Trump participated in a telerally call alongside House Speaker Mike Johnson to make the case against the measure, according to reporting by The Hill. The call came just hours before Virginians were set to vote on the referendum.

"This referendum is a blatant partisan power grab that nobody's really ever seen anything like it," Trump said on the call, as quoted by The Hill.

Republicans have argued the redistricting proposal could create as many as four pickup opportunities for Democrats in the House, a potentially significant shift given the narrow margins that have defined control of the chamber in recent years.

What the ballot measure would do

The Virginia referendum concerns the redrawing of congressional district boundaries, a process that has long been a flashpoint in American politics. Redistricting decisions can significantly influence election outcomes by concentrating or diluting the voting power of particular communities or political groups.

Critics of the current Republican-drawn maps have argued that new boundaries are needed to better reflect the state's population and ensure competitive elections. Supporters of the ballot measure have framed it as a step toward fairer representation.

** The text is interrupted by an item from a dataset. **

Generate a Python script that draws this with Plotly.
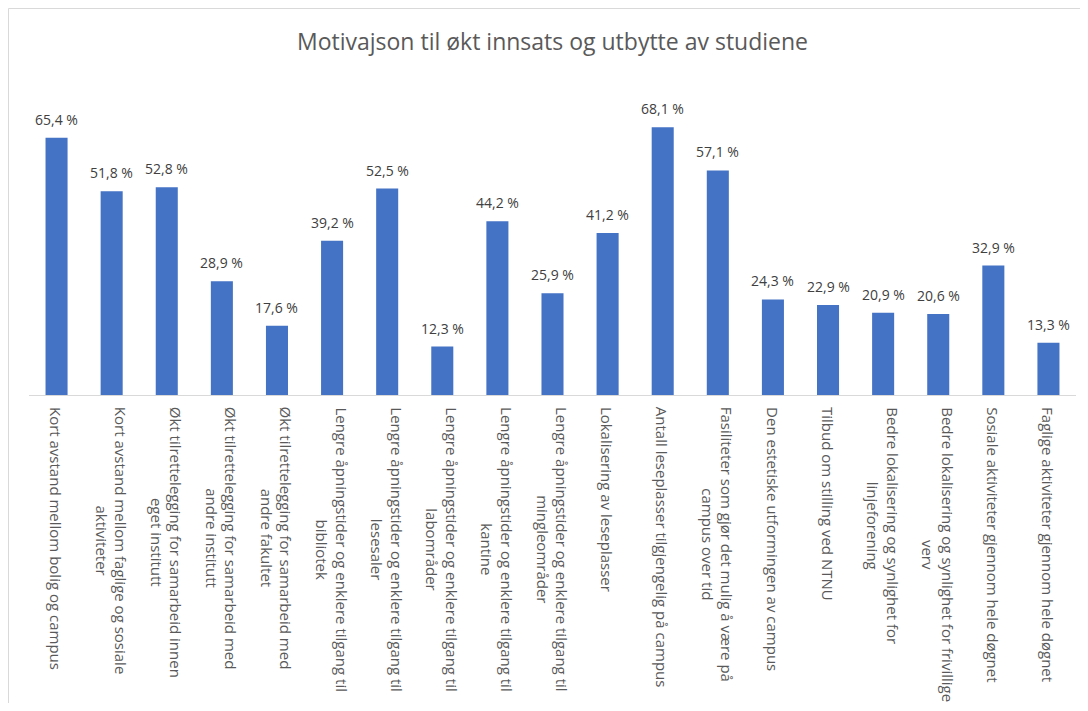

Opponents, including Trump and congressional Republican leadership, have characterized it as a Democratic maneuver designed to engineer more favorable electoral geography ahead of November's midterm elections.

Stakes for House control

The involvement of both the president and the House Speaker underscores how seriously Republican leadership views the potential downstream consequences of the measure passing. Control of the House has shifted multiple times in recent election cycles, and individual states' redistricting decisions can carry outsized national significance.

Virginia has become an increasingly competitive state in national politics, making its congressional map a prize for both parties. A shift of four House seats resulting from redrawn boundaries could meaningfully alter the composition of the chamber following the November elections.

Trump's intervention in a state-level ballot measure reflects the broader nationalization of redistricting fights, which have played out in courts and legislatures across the country as both parties seek advantages heading into the next election cycle.